Sam Peckinpah was a master at being interviewed, whether trying to impress with his macho attitude and tough-guy cool, or for other venues, coming across as a civilized artist disassociating himself from the violence in his movies. In print or in person, the consistent angle is that he plays the wise man, who expects to be listened to.
He sounded like a reasonable guy if the subject wasn’t his unhappy dealings with studios and producers. This Brief Peckinpah Interview excerpt from a longer documentary was conducted by Oliver Assayas in 1982, when I believe Peckinpah was in decent shape, ‘getting clean.’ It’s for a foreign audience so he just lays on a couple of sage quotables: his work simply reflects the violence in society, and his job is to get his public to participate in the action.
Peckinpah was a lot different back in 1974 (or was it 1975) when the future ‘Z’-channel programmer Jerry Harvey lured him to The Beverly Canon theater for two showings of his personal uncut print of The Wild Bunch, the legendary cut with the Intermission. He stepped on stage in his mirrored glasses and talked in a gravelly voice, expressing sincere thanks for the two sell-out crowds.
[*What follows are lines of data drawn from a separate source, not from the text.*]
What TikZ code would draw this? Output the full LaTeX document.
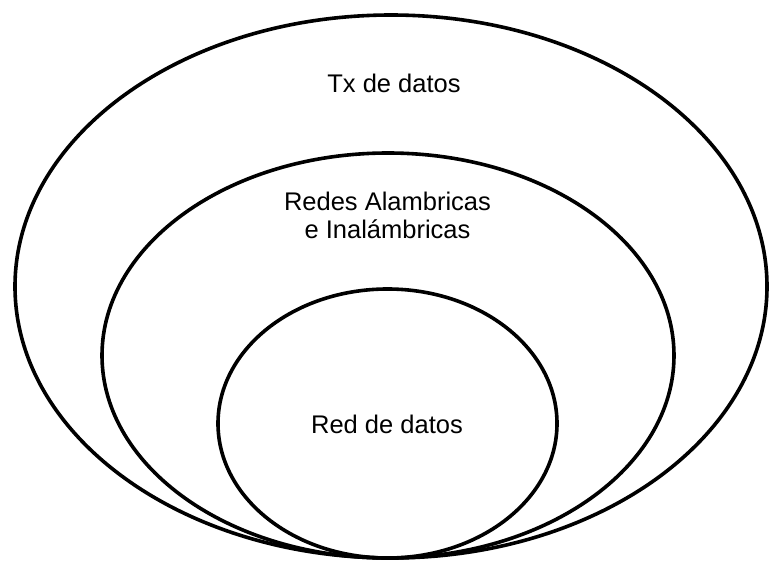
\documentclass[tikz,border=0pt]{standalone}
\usepackage{fontspec}
\setmainfont{Liberation Sans}
\begin{document}
\begin{tikzpicture}[x=1pt,y=-1pt,
  ring/.style={draw=black,line width=3.6pt},
  lbl/.style={inner sep=0pt,font=\fontsize{25.5}{28}\selectfont,text=black,align=center}]
\useasboundingbox[fill=white] (0,0) rectangle (769,562);
\draw[ring] (391,286.5) ellipse [x radius=376pt, y radius=271.5pt];
\draw[ring] (388,355.5) ellipse [x radius=286pt, y radius=202.5pt];
\draw[ring] (387.5,423.5) ellipse [x radius=169.5pt, y radius=134.5pt];
\node[lbl,anchor=base] (tx) at (394,92) {Tx de datos};
\node[lbl] (redes) at (387.5,215) {Redes Alambricas\\e Inalámbricas};
\node[lbl,anchor=base] (red) at (387,433) {Red de datos};
\end{tikzpicture}
\end{document}
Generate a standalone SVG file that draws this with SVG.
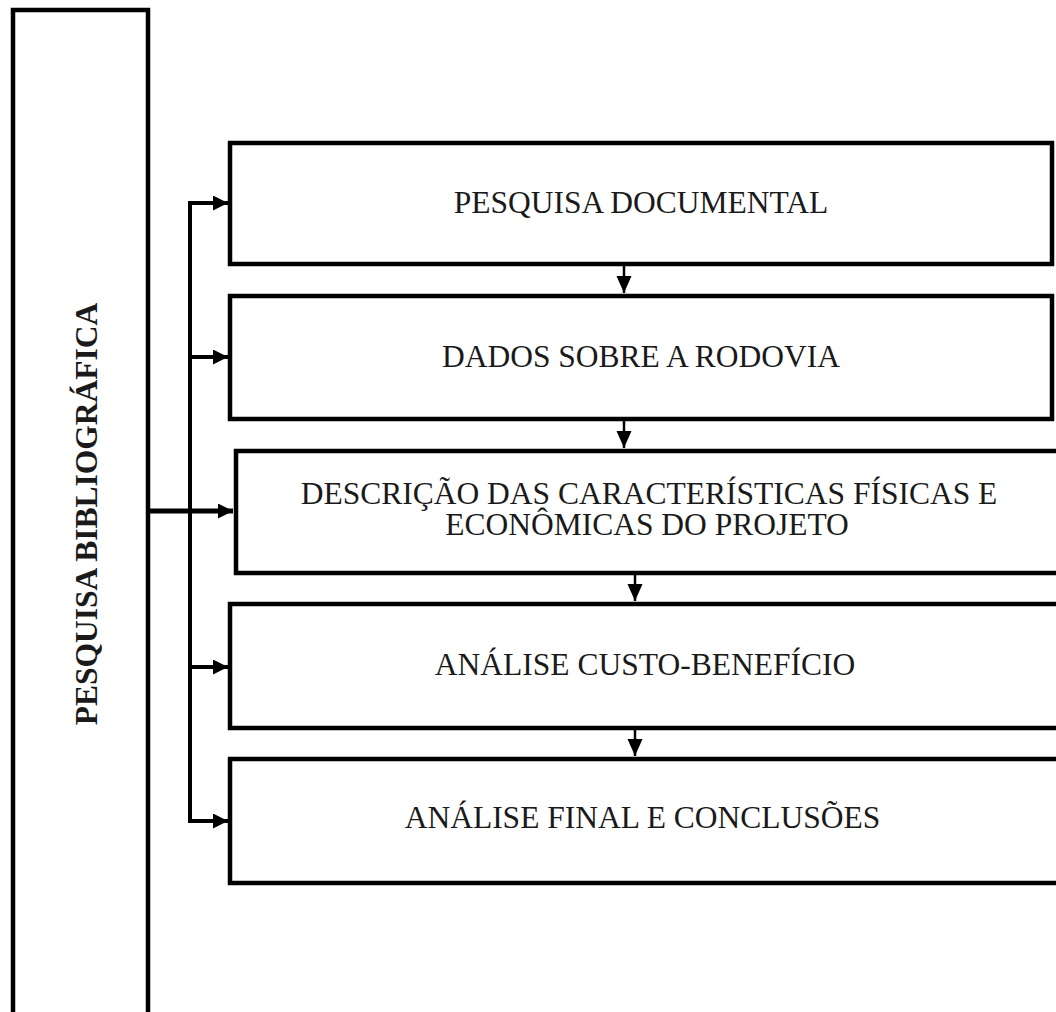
<svg xmlns="http://www.w3.org/2000/svg" width="1056" height="1012" viewBox="0 0 1056 1012">
<defs>
<style>
.box{fill:#fff;stroke:#000;stroke-width:4.5}
.lbl{font-family:"Liberation Serif","Times New Roman",serif;font-size:31.5px;fill:#1a1a1a;text-anchor:middle}
.side{fill:#1a1a1a;font-weight:bold;font-size:31.5px;font-family:"Liberation Serif","Times New Roman",serif;text-anchor:middle}
.wire{fill:none;stroke:#000;stroke-width:4}
.down{fill:none;stroke:#000;stroke-width:2.5}
</style>
<marker id="ah" markerUnits="userSpaceOnUse" markerWidth="16" markerHeight="16" refX="15" refY="7.5" orient="auto" viewBox="0 0 16 16">
<path d="M0,0 L15,7.5 L0,15 z" fill="#000"/>
</marker>
<marker id="ad" markerUnits="userSpaceOnUse" markerWidth="18" markerHeight="18" refX="17" refY="7.5" orient="auto" viewBox="0 0 18 18">
<path d="M0,0 L17,7.5 L0,15 z" fill="#000"/>
</marker>
</defs>
<rect width="1056" height="1012" fill="#fff"/>

<g id="n-bib">
<rect class="box" x="13" y="10" width="135" height="1012"/>
<text class="side" transform="translate(97,514) rotate(-90)">PESQUISA BIBLIOGRÁFICA</text>
</g>

<g id="n1">
<rect class="box" x="230" y="143" width="822" height="121"/>
<text class="lbl" x="641" y="213">PESQUISA DOCUMENTAL</text>
</g>
<g id="n2">
<rect class="box" x="230" y="296" width="822" height="123"/>
<text class="lbl" x="641" y="367">DADOS SOBRE A RODOVIA</text>
</g>
<g id="n3">
<rect class="box" x="236" y="451" width="840" height="122"/>
<text class="lbl"><tspan x="649" y="504">DESCRIÇÃO DAS CARACTERÍSTICAS FÍSICAS E</tspan><tspan x="647" y="535">ECONÔMICAS DO PROJETO</tspan></text>
</g>
<g id="n4">
<rect class="box" x="230" y="604" width="846" height="124"/>
<text class="lbl" x="645" y="675">ANÁLISE CUSTO-BENEFÍCIO</text>
</g>
<g id="n5">
<rect class="box" x="230" y="759" width="846" height="124"/>
<text class="lbl" x="642.5" y="828">ANÁLISE FINAL E CONCLUSÕES</text>
</g>

<g id="connectors">
<path class="wire" style="stroke-width:5" d="M150,511 H233" marker-end="url(#ah)"/>
<path class="wire" d="M190,201 V823"/>
<path class="wire" d="M188,203 H228" marker-end="url(#ah)"/>
<path class="wire" d="M188,357 H228" marker-end="url(#ah)"/>
<path class="wire" d="M188,667 H228" marker-end="url(#ah)"/>
<path class="wire" d="M188,821 H228" marker-end="url(#ah)"/>
<path class="down" d="M624,266 V293" marker-end="url(#ad)"/>
<path class="down" d="M624,421 V448" marker-end="url(#ad)"/>
<path class="down" d="M635,575 V601" marker-end="url(#ad)"/>
<path class="down" d="M635,730 V756" marker-end="url(#ad)"/>
</g>
</svg>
He left with an entourage of three or four, one of whom was Warren Oates. They both had the look of visionaries — or guys flying on something. I’m glad my contact with Peckinpah was so positive — he would soon made himself an industry pariah with his disorderly behavior at banquets, etc.
David J. Schow forwarded this link a while back: David Bowie BBC interview 1999 predicts the impact of the Internet. He’s pretty eloquent on the meaning of the Internet, especially considering when he’s speaking. He really believes the Internet is going to make big and scary changes, which certainly came to pass — you know, electing Presidents and all that. He also predicts that entertainment for this century will center on the ‘space between the performer and the audience.’ The BBC interviewer doesn’t look too convinced, as if Rock Stars aren’t meant to be profound.
I myself prefer the vintage Krell interpretation of the Internet — a vast human communication linkage that has great possibilities of instant species communication, but also terrifying self-destruction, as envisioned by Cyril Hume, Irving Block and Allen Adler.